Février 2019

PROTOCOLE PLURIPROFESSIONNEL. Insuffisance cardiaque : surveiller, alerter et suivre

Dr Alain Trébucq


Ancienne commune du département de l’Ain aujourd’hui rattachée à la ville d’Ambérieu-en-Bugey, Les Allymes compte, depuis quelques années, un pôle de santé regroupant 36 professionnels des soins primaires.

 

Érigée à la Révolution française, Les Allymes est une ancienne commune du département de l’Ain, éphémère car supprimée en 1794 pour être rattachée à la ville d’Ambérieu-en-Bugey, qui compte aujourd’hui plus de 14 000 habitants. Les Allymes reste cependant un nom attaché à une église et à un château mais aussi, depuis quelques années, à un pôle de santé qui regroupe 36 professionnels des soins primaires du bassin d’Ambérieu-en-Bugey : diététiciennes, infirmier( e)s, masseurs-kinésithérapeutes, médecins généralistes, pédicures-podologues, pharmaciens et sages-femmes. Huit médecins généralistes de ce pôle sont regroupés au sein du groupe médical Les Allymes. Ils étaient encore neuf il y a quelques mois, avant un départ à la retraite de l’un d’entre eux. À défaut d’avoir pu lui trouver un successeur, le remplacement s’est mis en place grâce aux gains de productivité qu’apporte un travail collaboratif. Les 1 400 patients suivis par ce généraliste ont ainsi été repris par les huit autres. L’écueil, c’est la disparition d’une contribution (environ 3 400 euros par mois) au fonctionnement du groupe médical, entraînant le licenciement d’une secrétaire, pourtant essentielle au travail de coordination des soins. Le temps de travail de ces médecins généralistes reste néanmoins sous contrôle, la population pouvant compter sur une importante maison médicale de garde (MMG) au centre de l’organisation de la permanence des soins sur le secteur de la Plaine de l’Ain. Cette MMG permet de consulter un médecin généraliste en semaine (entre 18 heures et minuit), les samedis (de midi à minuit) et les dimanches et jours fériés (entre 8 heures et minuit).

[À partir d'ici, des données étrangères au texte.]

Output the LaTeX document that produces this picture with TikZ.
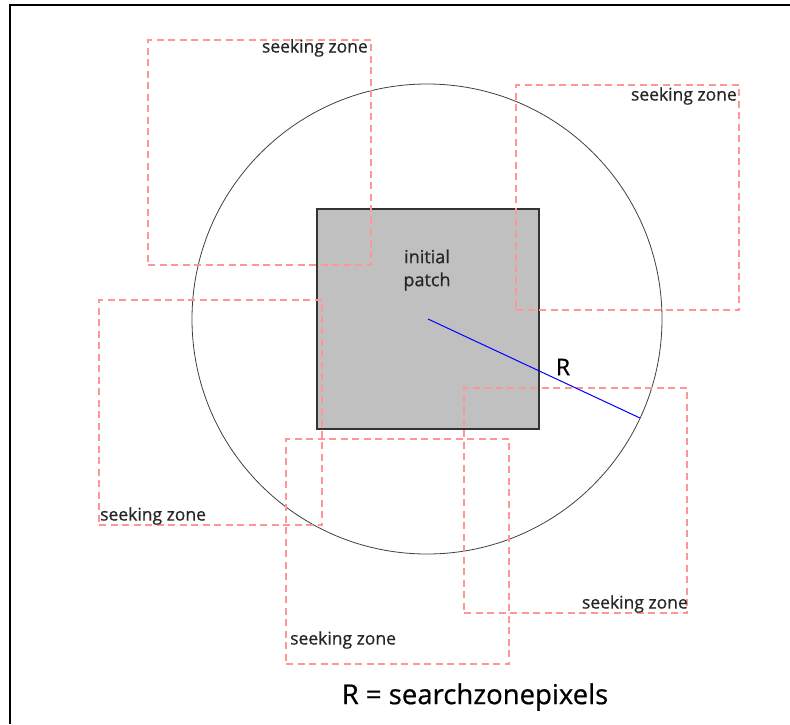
\documentclass[tikz,border=0pt]{standalone}
\usepackage{fontspec}
\setmainfont[FakeBold=0.6]{Open Sans}
\begin{document}
\begin{tikzpicture}[x=1pt,y=-1pt,
  zone/.style={draw=zonered, dash pattern=on 7pt off 4.5pt, line width=1.15pt,
    inner sep=0pt, outer sep=0pt, anchor=north west,
    minimum width=223pt, minimum height=225pt},
  zonelabel/.style={font=\fontsize{17.5}{20}\selectfont, text=black!85, inner sep=0pt},
  patch/.style={draw=black!80, fill=patchgray, line width=1.8pt,
    inner sep=0pt, outer sep=0pt, anchor=north west,
    minimum width=222pt, minimum height=220pt}]
\definecolor{zonered}{RGB}{255,150,150}
\definecolor{patchgray}{RGB}{192,192,192}
\useasboundingbox (0,0) rectangle (790,724);
% frame (top and left edges)
\draw[line width=2pt] (790,5) -- (10,5) -- (10,724);
% search circle
\draw[black!75, line width=0.8pt] (427,319) circle [radius=235];
% initial patch
\node[patch] (p) at (317,209) {};
\node[font=\fontsize{18}{23}\selectfont, align=center, text=black!85] (pl) at (427,270) {initial\\patch};
% seeking zones
\node[zone] (z1) at (148,40) {};
\node[zone] (z2) at (516,85) {};
\node[zone] (z3) at (99,300) {};
\node[zone] (z4) at (464,388) {};
\node[zone] (z5) at (286,439) {};
\node[zonelabel, anchor=east] (l1) at (368,48) {seeking zone};
\node[zonelabel, anchor=east] (l2) at (737,96) {seeking zone};
\node[zonelabel, anchor=west] (l3) at (100,516) {seeking zone};
\node[zonelabel, anchor=east] (l4) at (688,604) {seeking zone};
\node[zonelabel, anchor=west] (l5) at (290,640) {seeking zone};
% radius
\coordinate (c) at (428,319);
\coordinate (e) at (640,418);
\draw[blue, line width=1pt] (c) -- (e);
\node[font=\fontsize{23}{26}\selectfont, inner sep=0pt] (r) at (563,367) {R};
% caption
\node[font=\fontsize{27.5}{32}\selectfont, inner sep=0pt] (cap) at (475,697) {R = searchzonepixels};
\end{tikzpicture}
\end{document}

Pour son système d’information partagé, le pôle de santé a fait appel à la solution Weda, « parce qu’elle est entièrement paramétrable », explique le Dr Olivier Beley, médecin généraliste faisant figure de pionnier tant pour ce pôle de santé que pour la MMG. « Passer d’une pratique individuelle à un exercice pluriprofessionnel coordonné reposant sur un système d’information partagé représente un changement culturel majeur qui nécessite de dépasser ses craintes. Remplir le dossier patient était trop souvent perçu comme une prérogative du médecin, mais cela n’est plus le cas dans un système d’information partagé. En revanche, l’infirmière peut hésiter à franchir le pas et à s’exposer au jugement des autres membres de l’équipe de soins primaires. Mais ces obstacles sont rapidement franchis », estime le Dr Beley, qui constate une évolution marquée de ses propres pratiques professionnelles. Avant de citer l’exemple de la pression artérielle de ses patients hypertendus qu’il ne mesure quasiment plus puisque ces derniers ont pu être éduqués à l’automesure. Des gains de temps médical qui, mis bout à bout, lui ont permis, comme à ses collègues, de reprendre la patientèle du confrère parti à la retraite.

Le groupe médical dispose d’une importante salle de réunion avec coin cafétéria. Les médecins s’y retrouvent chaque semaine pour une réunion de deux heures consacrée à la discussion de cas complexes, et chaque mois pour la réunion pluriprofessionnelle du pôle de santé. « Le travail en équipe nous a permis de gommer une culture verticale, héritage du passé. Le partage de responsabilités est désormais une réalité, et une réunion pluripro peut se tenir à l’initiative des paramédicaux, sans présence d’un médecin », se réjouit le Dr Beley. Plusieurs protocoles pluriprofessionnels ont ainsi été élaborés, dont celui sur l’insuffisance cardiaque (voir p. 29).

Pour autant, tout n’est pas parfait. En témoignent la difficulté à recruter un jeune médecin en remplacement du départ à la retraite, ou ces institutions sanitaires encore trop centrées sur le concept de médecin traitant. Le Dr Beley en est cependant convaincu : ce travail en équipe devra conduire à la forfaitisation globale (non plus à la pathologie) de la prise en charge par le premier recours d’une population déterminée. « C’est pour nous une évolution inéluctable. Nos dix années d’exercice coordonné ont forgé cette certitude », conclut-il. Pour preuve, le projet de forfaitisation de la prise en charge globale des patients du bassin de vie d’Ambérieu-en-Bugey déposé dans le cadre de l’appel à projets de l’article 51 de la LFSS 2018.